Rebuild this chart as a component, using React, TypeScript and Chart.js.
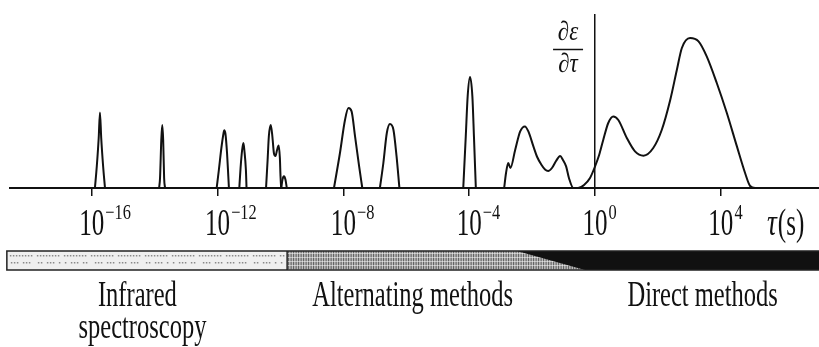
import React, { useEffect, useRef } from "react";
import { Chart, registerables } from "chart.js";

Chart.register(...registerables);

// x = log10(τ / s), y = ∂ε/∂τ (arbitrary units)
const irPeak1 = [[-15.9, 0], [-15.84, 22], [-15.78, 50], [-15.74, 75.6], [-15.7, 50], [-15.64, 22], [-15.58, 0]];
const irPeak2 = [[-13.86, 0], [-13.83, 10], [-13.79, 48], [-13.76, 63], [-13.73, 48], [-13.7, 10], [-13.67, 0]];
const irPeak3 = [[-12.03, 0], [-11.96, 18], [-11.88, 40], [-11.81, 55], [-11.79, 57.7], [-11.75, 54], [-11.7, 35], [-11.66, 12], [-11.64, 0]];
const irPeak4 = [[-11.31, 0], [-11.27, 20], [-11.22, 38], [-11.18, 45], [-11.15, 38], [-11.1, 18], [-11.08, 0]];
const irPeak5 = [[-10.46, 0], [-10.41, 28], [-10.37, 52], [-10.31, 63], [-10.26, 52], [-10.21, 35], [-10.16, 32], [-10.11, 38], [-10.06, 42.6], [-10.02, 30], [-10.0, 12], [-9.98, 0]];
const irPeak6 = [[-9.975, 0], [-9.94, 8], [-9.89, 11.7], [-9.84, 8], [-9.8, 0]];
const altPeak1 = [[-8.3, 0], [-8.11, 35], [-7.95, 68], [-7.84, 80], [-7.74, 76.6], [-7.63, 51.6], [-7.5, 21.6], [-7.4, 0]];
const altPeak2 = [[-6.84, 0], [-6.73, 25], [-6.62, 55], [-6.52, 64], [-6.41, 58.3], [-6.31, 31.6], [-6.22, 0]];
const altPeak3 = [[-4.19, 0], [-4.11, 51.6], [-4.05, 91.6], [-3.975, 111], [-3.9, 91.6], [-3.85, 51.6], [-3.79, 0]];
const broadBand = [
  [-2.89, 0], [-2.83, 15], [-2.76, 25], [-2.69, 20], [-2.54, 38], [-2.38, 56.6], [-2.23, 61.6], [-2.12, 56.6],
  [-1.96, 41.6], [-1.84, 31], [-1.7, 23], [-1.59, 18.5], [-1.49, 17], [-1.37, 20], [-1.24, 27], [-1.11, 32],
  [-1.02, 28], [-0.92, 21.6], [-0.83, 10], [-0.69, 0], [-0.54, 0], [-0.35, 3], [-0.16, 10], [0, 21.6],
  [0.13, 33], [0.26, 48], [0.42, 65], [0.58, 71.6], [0.74, 68], [1.01, 50], [1.27, 36.6], [1.54, 32.3],
  [1.85, 40], [2.12, 58], [2.39, 88], [2.6, 118], [2.76, 140], [3.02, 150], [3.29, 146.6], [3.55, 131.6],
  [3.87, 105], [4.19, 75], [4.51, 41.6], [4.77, 15], [4.93, 2], [5.09, 0], [5.25, 0],
];

const PEAKS = [irPeak1, irPeak2, irPeak3, irPeak4, irPeak5, irPeak6, altPeak1, altPeak2, altPeak3, broadBand];

// tick exponents on the τ axis
const TICK_EXPONENTS = [-16, -12, -8, -4, 0, 4];
const X_MIN = -18.6;
const X_MAX = 7.12;
const Y_MAX = 173;

// method band edges in log10(τ): start, dotted→hatched, black start (top), black start (bottom)
const METHOD_EDGES = [-18.7, -9.79, -2.48, -0.32];
const METHOD_NAMES = ["Infrared", "spectroscopy", "Alternating methods", "Direct methods"];

const SERIF = '"Liberation Serif", "DejaVu Serif", "Times New Roman", serif';

function textScaled(ctx: CanvasRenderingContext2D, text: string, x: number, y: number, font: string, sx: number, align: CanvasTextAlign) {
  ctx.save();
  ctx.font = font;
  ctx.textAlign = align;
  ctx.textBaseline = "alphabetic";
  ctx.fillStyle = "#111";
  ctx.translate(x, y);
  ctx.scale(sx, 1);
  ctx.fillText(text, 0, 0);
  ctx.restore();
}

function widthScaled(ctx: CanvasRenderingContext2D, text: string, font: string, sx: number) {
  ctx.save();
  ctx.font = font;
  const w = ctx.measureText(text).width * sx;
  ctx.restore();
  return w;
}

const overlayPlugin = {
  id: "overlay",
  afterDraw(chart: any) {
    const ctx: CanvasRenderingContext2D = chart.ctx;
    const xs = chart.scales.x;
    const width = chart.width;

    // tick labels 10^n
    const baseFont = `38px ${SERIF}`;
    const expFont = `21px ${SERIF}`;
    xs.ticks.forEach((t: any) => {
      const px = xs.getPixelForValue(t.value);
      const w = widthScaled(ctx, "10", baseFont, 0.66);
      textScaled(ctx, "10", px, 235, baseFont, 0.66, "center");
      const exp = t.value < 0 ? "\u2212" + Math.abs(t.value) : String(t.value);
      textScaled(ctx, exp, px + w / 2 + 1, 219, expFont, 0.78, "left");
    });

    // axis title τ(s)
    const tauFont = `italic 38px ${SERIF}`;
    const tx = 767;
    textScaled(ctx, "τ", tx, 235, tauFont, 0.72, "left");
    const wt = widthScaled(ctx, "τ", tauFont, 0.72);
    textScaled(ctx, "(s)", tx + wt + 1, 235, `38px ${SERIF}`, 0.66, "left");

    // y label ∂ε/∂τ
    const x0 = xs.getPixelForValue(0);
    const fc = x0 - 27;
    const fracFont = `italic 27px ${SERIF}`;
    textScaled(ctx, "∂ε", fc, 40, fracFont, 0.85, "center");
    textScaled(ctx, "∂τ", fc, 72, fracFont, 0.85, "center");
    ctx.save();
    ctx.strokeStyle = "#111";
    ctx.lineWidth = 1.5;
    ctx.beginPath();
    ctx.moveTo(fc - 15, 49.5);
    ctx.lineTo(fc + 15, 49.5);
    ctx.stroke();
    ctx.restore();

    // method band
    const top = 251;
    const bot = 270;
    const xA = xs.getPixelForValue(METHOD_EDGES[0]);
    const xB = xs.getPixelForValue(METHOD_EDGES[1]);
    const xT = xs.getPixelForValue(METHOD_EDGES[2]);
    const xBt = xs.getPixelForValue(METHOD_EDGES[3]);
    ctx.save();
    // dotted (infrared)
    ctx.fillStyle = "#efefef";
    ctx.fillRect(xA, top, xB - xA, bot - top);
    ctx.fillStyle = "#8a8a8a";
    let k = 0;
    for (let x = xA + 3; x < xB - 2; x += 3, k++) {
      if (k % 9 === 8) continue;
      ctx.fillRect(x, top + 4, 1.5, 1.5);
      if (k % 4 !== 3) ctx.fillRect(x + 1, top + 11, 1.5, 1.5);
    }
    // hatched (alternating)
    ctx.fillStyle = "#bdbdbd";
    ctx.fillRect(xB, top, xBt - xB, bot - top);
    ctx.fillStyle = "#5a5a5a";
    for (let x = xB + 1; x < xBt; x += 2.5) ctx.fillRect(x, top, 1, bot - top);
    ctx.fillStyle = "rgba(255,255,255,0.5)";
    for (let y = top + 2; y < bot; y += 4) ctx.fillRect(xB, y, xBt - xB, 1);
    // black (direct)
    ctx.fillStyle = "#111";
    ctx.beginPath();
    ctx.moveTo(xT, top);
    ctx.lineTo(width, top);
    ctx.lineTo(width, bot);
    ctx.lineTo(xBt, bot);
    ctx.closePath();
    ctx.fill();
    // outline
    ctx.strokeStyle = "#222";
    ctx.lineWidth = 1.5;
    ctx.strokeRect(xA, top, width - xA + 2, bot - top);
    ctx.beginPath();
    ctx.moveTo(xB, top);
    ctx.lineTo(xB, bot);
    ctx.stroke();
    ctx.restore();

    // method labels
    const lf = `35px ${SERIF}`;
    textScaled(ctx, METHOD_NAMES[0], xs.getPixelForValue(-14.55), 306, lf, 0.7, "center");
    textScaled(ctx, METHOD_NAMES[1], xs.getPixelForValue(-14.39), 338, lf, 0.7, "center");
    textScaled(ctx, METHOD_NAMES[2], xs.getPixelForValue(-5.8), 306, lf, 0.7, "center");
    textScaled(ctx, METHOD_NAMES[3], xs.getPixelForValue(3.42), 306, lf, 0.7, "center");
  },
};

export default function App() {
  const ref = useRef<HTMLCanvasElement | null>(null);

  useEffect(() => {
    if (!ref.current) return;
    const datasets = PEAKS.map((p) => ({
      data: p.map(([x, y]) => ({ x, y })),
      borderColor: "#111",
      borderWidth: 2,
      pointRadius: 0,
      showLine: true,
      fill: false,
      cubicInterpolationMode: "monotone" as const,
      clip: false as any,
    }));
    const chart = new Chart(ref.current, {
      type: "scatter",
      data: { datasets },
      options: {
        animation: false,
        responsive: false,
        events: [],
        layout: { padding: { left: 10, right: 0, top: 15, bottom: 151 } },
        plugins: { legend: { display: false }, tooltip: { enabled: false } },
        scales: {
          x: {
            type: "linear",
            min: X_MIN,
            max: X_MAX,
            position: "bottom",
            afterBuildTicks: (s: any) => {
              s.ticks = TICK_EXPONENTS.map((v) => ({ value: v }));
            },
            afterFit: (s: any) => {
              s.height = 8;
            },
            ticks: { display: false },
            grid: { display: true, drawOnChartArea: false, drawTicks: true, tickLength: 8, color: "#111", lineWidth: 1.5 },
            border: { display: true, color: "#111", width: 2 },
          },
          y: {
            type: "linear",
            min: 0,
            max: Y_MAX,
            position: { x: 0 } as any,
            ticks: { display: false },
            grid: { display: true, drawOnChartArea: false, drawTicks: false },
            border: { display: true, color: "#111", width: 1.5 },
          },
        },
      },
      plugins: [overlayPlugin],
    });
    return () => chart.destroy();
  }, []);

  return (
    <div style={{ position: "absolute", left: 0, top: 0, width: 819, height: 347, background: "#fff" }}>
      <canvas ref={ref} width={819} height={347} style={{ display: "block" }} />
    </div>
  );
}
-- -- --
> **To be done**:
Pictures stay out. Print the data exactly, from its first line through the line containing "Chart.register(...registerables);".

> **Worked answer**:
Rebuild this chart as a component, using React, TypeScript and Chart.js.
import React, { useEffect, useRef } from "react";
import { Chart, registerables } from "chart.js";

Chart.register(...registerables);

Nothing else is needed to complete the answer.